◆ **Goal**: Leave out the pictures and set down exactly the lines from the start of the listing through the one with "ha='center', va='center', fontsize=11, color='#404040')", both included.

◆ **Information shown**:

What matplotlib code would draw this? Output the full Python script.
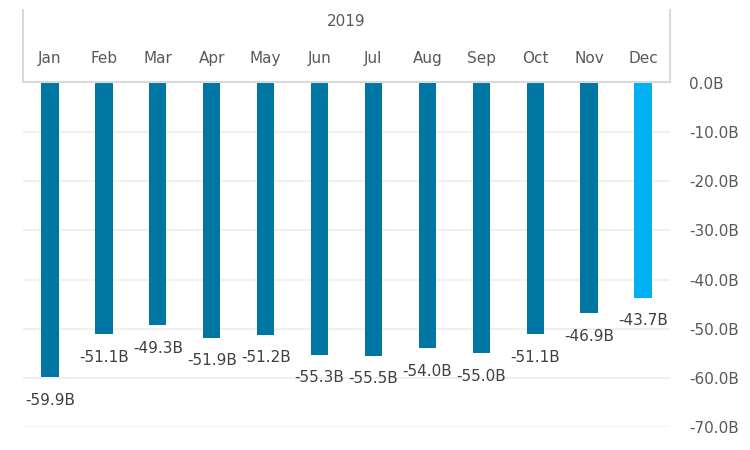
from matplotlib import pyplot as plt
from matplotlib.lines import Line2D

months = ['Jan', 'Feb', 'Mar', 'Apr', 'May', 'Jun', 'Jul', 'Aug', 'Sep', 'Oct', 'Nov', 'Dec']
values = [-59.9, -51.1, -49.3, -51.9, -51.2, -55.3, -55.5, -54.0, -55.0, -51.1, -46.9, -43.7]
year_label = '2019'
y_ticks = [0, -10, -20, -30, -40, -50, -60, -70]

dark_blue = '#0076A3'
light_blue = '#00B0F0'
colors = [dark_blue] * (len(months) - 1) + [light_blue]

W, H = 750, 450
fig = plt.figure(figsize=(7.5, 4.5), dpi=100)
ax = fig.add_axes([23 / W, 1 - 427 / H, (670 - 23) / W, (427 - 83) / H])

x = range(len(months))
ax.bar(x, values, width=0.32, color=colors, zorder=2)
ax.set_xlim(-0.5, len(months) - 0.5)
ax.set_ylim(-70, 0)

# подписи значений под столбцами
for xi, v in zip(x, values):
    ax.annotate(f'{v:.1f}B', (xi, v), xytext=(0, -16.5), textcoords='offset points',
                ha='center', va='center', fontsize=11, color='#404040')

# сетка
for t in y_ticks[1:]:
    ax.axhline(t, color='#F0F0F0', linewidth=1.5, zorder=1)

ax.set_yticks(y_ticks)
ax.set_yticklabels([f'{t:.1f}B' for t in y_ticks])
ax.yaxis.tick_right()
ax.tick_params(axis='y', length=0, pad=14, labelsize=11, labelcolor='#595959')
for lab in ax.get_yticklabels():
    lab.set_horizontalalignment('left')

ax.set_xticks(list(x))
ax.set_xticklabels(months)
ax.xaxis.tick_top()
ax.tick_params(axis='x', length=0, pad=12, labelsize=11, labelcolor='#595959')

for s in ax.spines.values():
    s.set_visible(False)

# рамка заголовка категорий
box_color = '#D9D9D9'
fx = lambda px: px / W
fy = lambda py: 1 - py / H
fig.add_artist(Line2D([fx(23), fx(23)], [fy(10), fy(82)], color=box_color, lw=1.5))
fig.add_artist(Line2D([fx(670), fx(670)], [fy(10), fy(82)], color=box_color, lw=1.5))
fig.add_artist(Line2D([fx(23), fx(670)], [fy(82), fy(82)], color=box_color, lw=1.5))
fig.text(fx(346), fy(21), year_label, ha='center', va='center', fontsize=11, color='#595959')

fig.savefig('out.png', dpi=100)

◆ **Solution for this exercise**:
What matplotlib code would draw this? Output the full Python script.
from matplotlib import pyplot as plt
from matplotlib.lines import Line2D

months = ['Jan', 'Feb', 'Mar', 'Apr', 'May', 'Jun', 'Jul', 'Aug', 'Sep', 'Oct', 'Nov', 'Dec']
values = [-59.9, -51.1, -49.3, -51.9, -51.2, -55.3, -55.5, -54.0, -55.0, -51.1, -46.9, -43.7]
year_label = '2019'
y_ticks = [0, -10, -20, -30, -40, -50, -60, -70]

dark_blue = '#0076A3'
light_blue = '#00B0F0'
colors = [dark_blue] * (len(months) - 1) + [light_blue]

W, H = 750, 450
fig = plt.figure(figsize=(7.5, 4.5), dpi=100)
ax = fig.add_axes([23 / W, 1 - 427 / H, (670 - 23) / W, (427 - 83) / H])

x = range(len(months))
ax.bar(x, values, width=0.32, color=colors, zorder=2)
ax.set_xlim(-0.5, len(months) - 0.5)
ax.set_ylim(-70, 0)

# подписи значений под столбцами
for xi, v in zip(x, values):
    ax.annotate(f'{v:.1f}B', (xi, v), xytext=(0, -16.5), textcoords='offset points',
                ha='center', va='center', fontsize=11, color='#404040')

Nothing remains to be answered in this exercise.